Paul Kasabian (B/R) on why OKC’s depth and 3-point shooting will limit postseason success: “Dennis Schroder is the only Thunder player averaging six or more points per game off the bench, and he’s struggling through the worst statistical season of his career since his rookie campaign in 2013-14. Per Basketball Reference, his below-average 12.5 player efficiency rating (15.0 is average) is his worst mark since 2014. Furthermore, in a league where teams are living and dying by the three-pointer, Oklahoma City is somehow surviving despite its low marks. The Thunder rank 23rd in three-point percentage: No team below them on the list is headed to the playoffs this year. In addition, the league-average three-point shooting rate is 35.5 percent, per Basketball Reference. Only three players (Grant, George and Ferguson) eclipse that mark, with no one hitting more than 38.8 percent.”
Erik Horne (Oklahoman) on why OKC’s ability to play in the halfcourt will be the key: “When the playoffs arrive, offenses grind to a halt with fewer possessions. Per basketball-reference.com, the league average for pace (possessions per 48 minutes) was 97.3 in the 2017-18 regular season. That slowed to 95.4 in the playoffs. With better opposition and shortened rotations, turnover rates decrease. Opportunities to run shrink. Halfcourt possessions become invaluable. So, there’s optimism in Tuesday’s performance, regardless of the opponent. The Thunder led by as many as 18, but the Lakers shaved the lead to nine midway through the third quarter. That’s when Westbrook passed to George in the post. George passed to Dennis Schroder at the 3-point line, and Schroder could have pulled up for 3, but immediately pump-faked and re-posted George on the shorter Kentavious Caldwell-Pope for a smooth fadeaway jump shot.”
Clay Horning (Norman Transcript) on there being no good matchups for Patrick Patterson: “Patterson, who typically spelled Jerami Grant at the four-position — power forward — until the Thunder acquired Morris over the All-Star break, had only seen action in four of the Thunder’s last 20 games prior to Tuesday. Since his arrival, entering Tuesday, Morris had averaged 15.6 minutes, 5.7 points and 3.2 rebounds, playing in every game but one — against Brooklyn, March 13 — a game in which he was not in uniform. Here’s what Donovan said that did not appear to make a lot of sense: “We’ll have to see, you know, a lot of that’s based on matchups and things like that,” he said. If that’s the case, Patterson hasn’t been the right matchup against 15 different NBA teams. Additionally, on the night Morris did not play against Brooklyn, nor did Patterson. Here’s what Donovan said that made all kinds of sense: “I think, right now,” he said, “for us, you have to look at everything.”

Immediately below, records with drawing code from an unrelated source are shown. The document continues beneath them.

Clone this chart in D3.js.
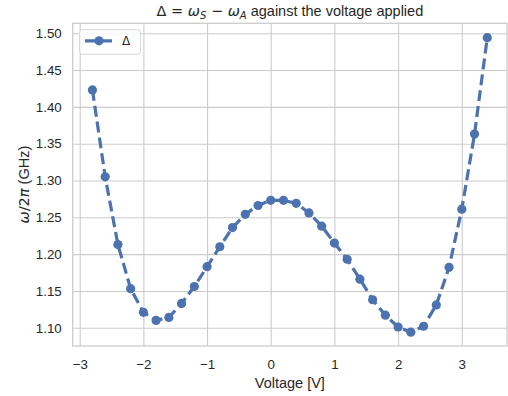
<!DOCTYPE html>
<html><head><meta charset="utf-8">
<script src="https://cdn.jsdelivr.net/npm/d3@7"></script>
<style>body{margin:0;background:#fff}svg{display:block}</style>
</head><body>
<svg id="c" width="508" height="396"></svg>
<script>
const voltage = [-2.8,-2.6,-2.4,-2.2,-2.0,-1.8,-1.6,-1.4,-1.2,-1.0,-0.8,-0.6,-0.4,-0.2,0.0,0.2,0.4,0.6,0.8,1.0,1.2,1.4,1.6,1.8,2.0,2.2,2.4,2.6,2.8,3.0,3.2,3.4];
const delta = [1.423,1.305,1.213,1.153,1.121,1.110,1.114,1.133,1.156,1.183,1.210,1.236,1.254,1.266,1.273,1.273,1.269,1.256,1.238,1.215,1.193,1.166,1.138,1.117,1.101,1.094,1.102,1.131,1.182,1.261,1.363,1.494];
const xTicks = [-3,-2,-1,0,1,2,3];
const yTicks = [1.10,1.15,1.20,1.25,1.30,1.35,1.40,1.45,1.50];

const svg = d3.select("#c");
const L=72.7, R=507, T=23.3, B=346;
const font = "'Liberation Sans', Arial, sans-serif";
const x = d3.scaleLinear().domain([-3.11,3.71]).range([L,R]);
const y = d3.scaleLinear().domain([1.0752,1.5135]).range([B,T]);
const grid = "#cccccc", txt = "#262626", col = "#4c72b0";

// grid
const xAxis = d3.axisBottom(x).tickValues(xTicks).tickSize(-(B-T)).tickPadding(14)
  .tickFormat(d => d < 0 ? "\u2212" + Math.abs(d) : d);
const gx = svg.append("g").attr("transform",`translate(0,${B})`).call(xAxis);
const yAxis = d3.axisLeft(y).tickValues(yTicks).tickSize(-(R-L)).tickPadding(11)
  .tickFormat(d3.format(".2f"));
const gy = svg.append("g").attr("transform",`translate(${L},0)`).call(yAxis);
[gx,gy].forEach(g=>{
  g.select(".domain").remove();
  g.selectAll(".tick line").attr("stroke",grid).attr("stroke-width",1.1);
  g.selectAll(".tick text").attr("fill",txt).attr("font-family",font).attr("font-size",13.3);
});
svg.append("rect").attr("x",L).attr("y",T).attr("width",R-L).attr("height",B-T)
  .attr("fill","none").attr("stroke",grid).attr("stroke-width",1.3);

// line
const line = d3.line().x((d,i)=>x(voltage[i])).y(d=>y(d));
svg.append("path").datum(delta).attr("d",line).attr("fill","none")
  .attr("stroke",col).attr("stroke-width",3.2).attr("stroke-dasharray","11,5");
svg.selectAll("circle.pt").data(delta).join("circle").attr("class","pt")
  .attr("cx",(d,i)=>x(voltage[i])).attr("cy",d=>y(d)).attr("r",4.6).attr("fill",col);

// title
const title = svg.append("text").attr("x",(L+R)/2).attr("y",16).attr("text-anchor","middle")
  .attr("fill",txt).attr("font-family",font).attr("font-size",14.5);
title.append("tspan").attr("font-family","'DejaVu Sans'").text("\u0394 = ");
title.append("tspan").attr("font-family","'DejaVu Sans'").attr("font-style","italic").text("\u03c9");
title.append("tspan").attr("font-family","'DejaVu Sans'").attr("font-style","italic").attr("font-size",10).attr("dy",2.8).text("S");
title.append("tspan").attr("font-family","'DejaVu Sans'").attr("dy",-2.8).text(" \u2212 ");
title.append("tspan").attr("font-family","'DejaVu Sans'").attr("font-style","italic").text("\u03c9");
title.append("tspan").attr("font-family","'DejaVu Sans'").attr("font-style","italic").attr("font-size",10).attr("dy",2.8).text("A");
title.append("tspan").attr("dy",-2.8).text(" against the voltage applied");

// axis labels
svg.append("text").attr("x",(L+R)/2).attr("y",388).attr("text-anchor","middle")
  .attr("fill",txt).attr("font-family",font).attr("font-size",14.5).text("Voltage [V]");
const yl = svg.append("text").attr("transform",`translate(29,${(T+B)/2}) rotate(-90)`)
  .attr("text-anchor","middle").attr("fill",txt).attr("font-family",font).attr("font-size",14.5);
yl.append("tspan").attr("font-family","'DejaVu Sans'").attr("font-style","italic").text("\u03c9");
yl.append("tspan").attr("font-family","'DejaVu Sans'").text("/2");
yl.append("tspan").attr("font-family","'DejaVu Sans'").attr("font-style","italic").text("\u03c0");
yl.append("tspan").text(" (GHz)");

// legend
const lg = svg.append("g");
lg.append("rect").attr("x",79.5).attr("y",29.7).attr("width",61).attr("height",24.6).attr("rx",3)
  .attr("fill","#fff").attr("fill-opacity",0.8).attr("stroke","#d8d8d8").attr("stroke-width",1);
lg.append("line").attr("x1",85).attr("x2",112).attr("y1",40.8).attr("y2",40.8)
  .attr("stroke",col).attr("stroke-width",3.2).attr("stroke-dasharray","11,5");
lg.append("circle").attr("cx",99).attr("cy",40.8).attr("r",4.6).attr("fill",col);
lg.append("text").attr("x",122).attr("y",45.2).attr("fill",txt).attr("font-family","'DejaVu Sans'")
  .attr("font-size",12).text("\u0394");
</script>
</body></html>
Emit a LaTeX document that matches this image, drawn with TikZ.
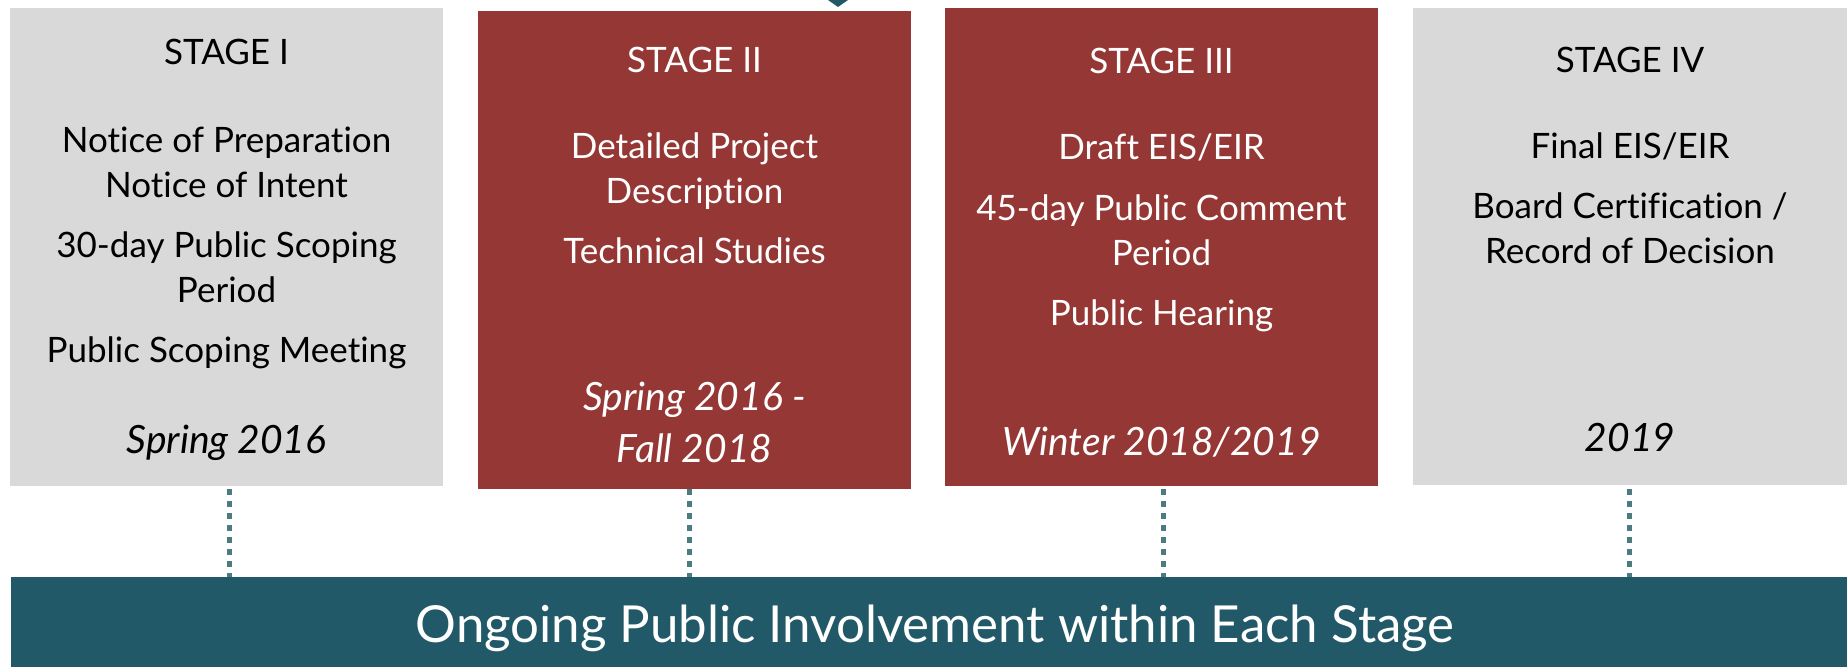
\documentclass[tikz,border=0pt]{standalone}
\usepackage{fontspec}
\setmainfont{Lato}[Ligatures=NoCommon]
\definecolor{stagegray}{HTML}{D9D9D9}
\definecolor{stagered}{HTML}{953735}
\definecolor{bandteal}{HTML}{215968}
\definecolor{dotteal}{HTML}{4A7C82}
\tikzset{
  stagebox/.style={draw=none,rectangle,anchor=north west,minimum width=433pt,minimum height=478pt},
  stagetext/.style={anchor=base,align=center,font=\fontsize{35}{45}\selectfont},
  datetext/.style={anchor=base,align=center,font=\fontsize{39}{52}\selectfont\itshape},
  dotline/.style={draw=dotteal,line width=5pt,dash pattern=on 6pt off 6pt}
}
\begin{document}
\begin{tikzpicture}[y=1pt, x=1pt, yscale=-1, inner sep=0pt, outer sep=0pt]
  \useasboundingbox (0,0) rectangle (1847,667);
  \clip (0,0) rectangle (1847,667);
  % stage boxes
  \node[stagebox,fill=stagegray] (stage1) at (10,8) {};
  \node[stagebox,fill=stagered] (stage2) at (478,11) {};
  \node[stagebox,fill=stagered] (stage3) at (945,8) {};
  \node[stagebox,fill=stagegray,minimum width=434pt,minimum height=477pt] (stage4) at (1413,8) {};
  \path[fill=bandteal] (828,0) -- (848,0) -- (838,7) -- cycle;
  % stage I (two-line texts sit on their last baseline)
  \node[stagetext,text=black] (s1title) at (226.5,64) {STAGE I};
  \node[stagetext,text=black] (s1notice) at (226.5,197) {Notice of Preparation\\Notice of Intent};
  \node[stagetext,text=black] (s1period) at (226.5,302) {30-day Public Scoping\\Period};
  \node[stagetext,text=black] (s1meet) at (226.5,362) {Public Scoping Meeting};
  \node[datetext,text=black] (s1date) at (226.5,453) {Spring 2016};
  % stage II
  \node[stagetext,text=white] (s2title) at (694.5,72) {STAGE II};
  \node[stagetext,text=white] (s2desc) at (694.5,203) {Detailed Project\\Description};
  \node[stagetext,text=white] (s2tech) at (694.5,263) {Technical Studies};
  \node[datetext,text=white] (s2date) at (694.5,462) {Spring 2016 -\\Fall 2018};
  % stage III
  \node[stagetext,text=white] (s3title) at (1161.5,73) {STAGE III};
  \node[stagetext,text=white] (s3draft) at (1161.5,159) {Draft EIS/EIR};
  \node[stagetext,text=white] (s3comment) at (1161.5,265) {45-day Public Comment\\Period};
  \node[stagetext,text=white] (s3hear) at (1161.5,325) {Public Hearing};
  \node[datetext,text=white] (s3date) at (1161.5,455) {Winter 2018/2019};
  % stage IV
  \node[stagetext,text=black] (s4title) at (1630,72) {STAGE IV};
  \node[stagetext,text=black] (s4final) at (1630,158) {Final EIS/EIR};
  \node[stagetext,text=black] (s4board) at (1630,263) {Board Certification /\\Record of Decision};
  \node[datetext,text=black] (s4date) at (1630,451) {2019};
  % public involvement band
  \node[stagebox,fill=bandteal,minimum width=1836pt,minimum height=90pt] (band) at (11,577) {};
  \node[anchor=base,text=white,font=\fontsize{51}{56}\selectfont] (bandtext) at (935,642)
    {Ongoing Public Involvement within Each Stage};
  % dotted ties
  \coordinate (tie1) at (229,489);
  \coordinate (tie2) at (689,489);
  \coordinate (tie3) at (1163,489);
  \coordinate (tie4) at (1629,489);
  \draw[dotline] (tie1) -- (tie1 |- band.north);
  \draw[dotline] (tie2) -- (tie2 |- band.north);
  \draw[dotline] (tie3) -- (tie3 |- band.north);
  \draw[dotline] (tie4) -- (tie4 |- band.north);
\end{tikzpicture}
\end{document}
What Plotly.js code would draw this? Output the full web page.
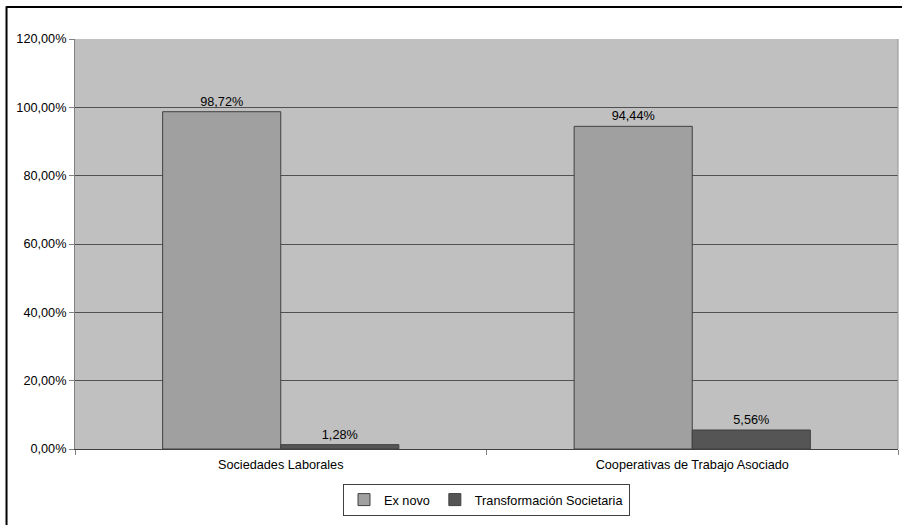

Dan Devine (Ringer) on Russell Westbrook’s historic tribute to Nipsey Hussle: “Twenty plus 20 plus 20,” Westbrook told TNT’s Jason Terry during an on-court postgame interview. “They know what that means, man, and that’s for my bro.” And those of us who didn’t—those of us who aren’t from some places where you probably can’t go? We learned: 20 plus 20 plus 20 equals 60. Or, more to the point, the 60s, the South Los Angeles neighborhood Hussle called home. As our Micah Peters wrote after attending an impromptu memorial for Hussle in front of the Marathon Clothing store where he was shot, “Hussle’s music tells the story of a violent, desperate 60s—the area of Hyde Park where, in his formative years, he’d seen more than enough of the life he didn’t want. It also tells of how he worked toward building the life he did want, but at home.” Hussle had spoken openly in his music and in interviews about his affiliation as a young man with the Rollin’ 60s Neighborhood Crips, but had long since left gang-banging behind to focus on supporting and enriching his community and its residents through reinvestment and philanthropy. He had reportedly been slated to participate in a Monday meeting between representatives from Jay-Z’s Roc Nation entertainment group and the Los Angeles Police Department about how to curb gang violence in the city.”
Grant Hughes (B/R) on how Russell Westbrook made the One-Man Show a viable path to MVP: “Russell Westbrook’s envelope-pushing 2016-17 season proved league-altering advances could take many forms. He averaged the first triple-double since Oscar Robertson in 1961-62, which forced us to reconsider the degree to which an individual could impact a game theoretically designed for team play. Westbrook’s 41.7 percent usage rate set an NBA record (which still stands), and his nightly stat-stuffing was the product of an energy level that felt otherworldly. It was a triumph of will as much as stamina and athleticism. Though he should have grown exhausted from the effort, Westbrook also put together one of the great clutch seasons of all time. His usage rate in close-and-late situations exploded to 60 percent, and his on-court net rating stood at 24.4 points per 100 possessions. Both led the league by a mile. One player, we thought, couldn’t possibly exert this level of control over a game—not without torpedoing his team in the process. But Westbrook blew that narrative apart and put up numbers not seen in a half-century while also producing wins in the process. Led by his complete late-game takeovers, OKC went 25-15 in games that featured clutch situations. His MVP was a reward for never-before-seen individualism.”
Steve Lackmeyer (Oklahoman) on the Thunder’s proposal to bring back Thunder Alley: “The Oklahoma City Thunder is teaming up with Hogan Property Co., developer of Lower Bricktown, to build Thunder Alley, an entertainment and dining complex proposed for the former Interstate 40 right-of-way just south of Chesapeake Energy Arena. The proposal, a response to requests issued by the Oklahoma City Urban Renewal Authority, would create the entertainment block between E.K. Gaylord Boulevard and Robinson Avenue and along the north side of Oklahoma City Boulevard. If approved by the Urban Renewal Authority, the proposal calls for construction to start by spring 2020 with an opening a year later. Randy Hogan, who developed Lower Bricktown and East Wharf, said Tuesday the complex is designed to create a year-round attraction that can host summer basketball camps, corporate events and festivals. An iconic basketball with a mirror finish will anchor the plaza across from the future Omni Hotel, and is envisioned by the developers to become “the place for photographic opportunities in Oklahoma City.”